The book starts with that border, and the relationship with the USA permeates the book: how could it not, written by an American sojourning in Mexico? Theroux talks with dozens of people who lived and worked for a while in the USA - all of them, I think, illegally, probably all of them doing jobs locals wouldn't take, at wages equally illegal - and investigates how first NAFTA and then 9/11 completely transformed the border from a pleasant though mostly porous place where people travelled both directions and had strong connections into a militarized zone devoted only to commerce and where money flowed only to the criminals and the big businesses.

The first thing to know is that, though gringos seldom cross to any of the border cities and towns, tens of thousands of Mexican Americans and Mexican nationals cross every day, in both directions. They have visas and passports, or an ID that allows them access. Renting or buying a house on the US side is prohibitive for many, so a whole cross-border culture has developed in which American citizens of Mexican descent live in a house or an apartment - or a simple shack - in a Mexican border city, such as Juarez or Nuevo Laredo, and commute to work in El Paso or Laredo.
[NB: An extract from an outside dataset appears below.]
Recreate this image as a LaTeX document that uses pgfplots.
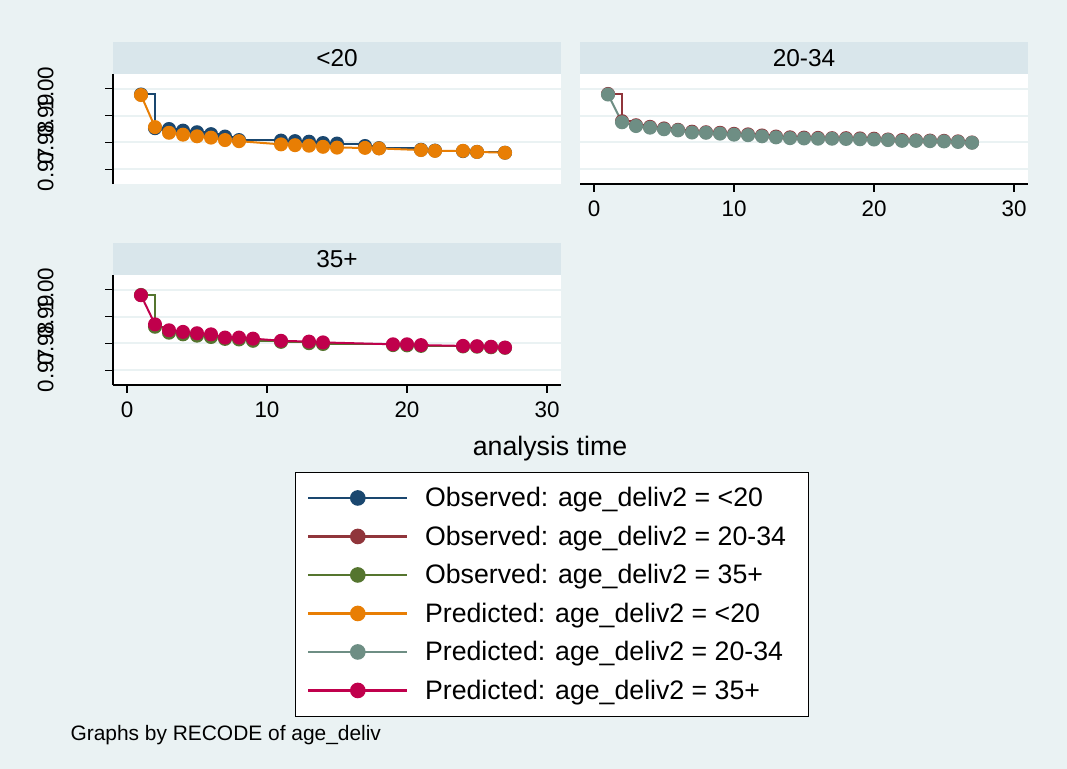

It is a fairly simple matter to walk to Mexico at any point, but there is always a crush of people - all of them with documents - waiting to enter the US to work, go to school, or shop. As the man told me in Tijuana, clothes and electronics are much cheaper in the US. A busy, bilingual Walmart can be found on the American side of most border crossings.

(p.34)

The Mexican side is also crowded, in those same border cities, with factories that sprung up after NAFTA, making goods mostly for the US market, mostly by people making a few dollars a day. Theroux is describing what he sees rather than critiquing capitalism, but the reader can very easily fill in the gaps.

The narco threat is more amorphous, the background of all life in Mexico, everywhere in that large, complex nation. The gangs fight with each other, sometimes fight with government forces - or seem to do so, the cynical might say - and massacre civilians in what seems a random fashion, a bus-load here, a group of protestors there.

Because in Mexico Mundo, life on the plain of snakes was so uncertain, every venture out of the security of the home could become dramatic and precarious. One of the more bizarre cruelties of the country, found in both its political and criminal culture - and of course the two often overlap - were sudden disappearances. As I found out from the humanitarian organization Caminos Oaxaca: Acompanamiento a Migrantes, hundreds of migrants disappeared en route to the border; the feistier journalists disappeared; the forty-three students from Ayotzinapa disappeared; virtually every day people went missing in Mexico, kidnapped, abducted, lifted, deleted, never to be heard from again.

(p.385) 

This is an oddly happy, positive book, for all of the upheavals and danger in the background: the border, the gangs, the earthquake that forms the background of much of the last hundred pages, even the Zapatista rebels Theroux spends time with near the very end. Mexico's people are strong and resilient, with a rich, deep vibrant culture, and Theroux presents them as rejuvenating him at a time in his life (mid-seventies, if I'm counting correctly) when he was feeling old and worn-out and useless. It is deep and rich and full of  interesting details, yet another masterful book of travel by a man who has been doing this well for forty years. I'm thrilled to see he's still going; if Paul Theroux can still head off to strange places and come out of them whole and with another thoughtful book, there is hope for all of us.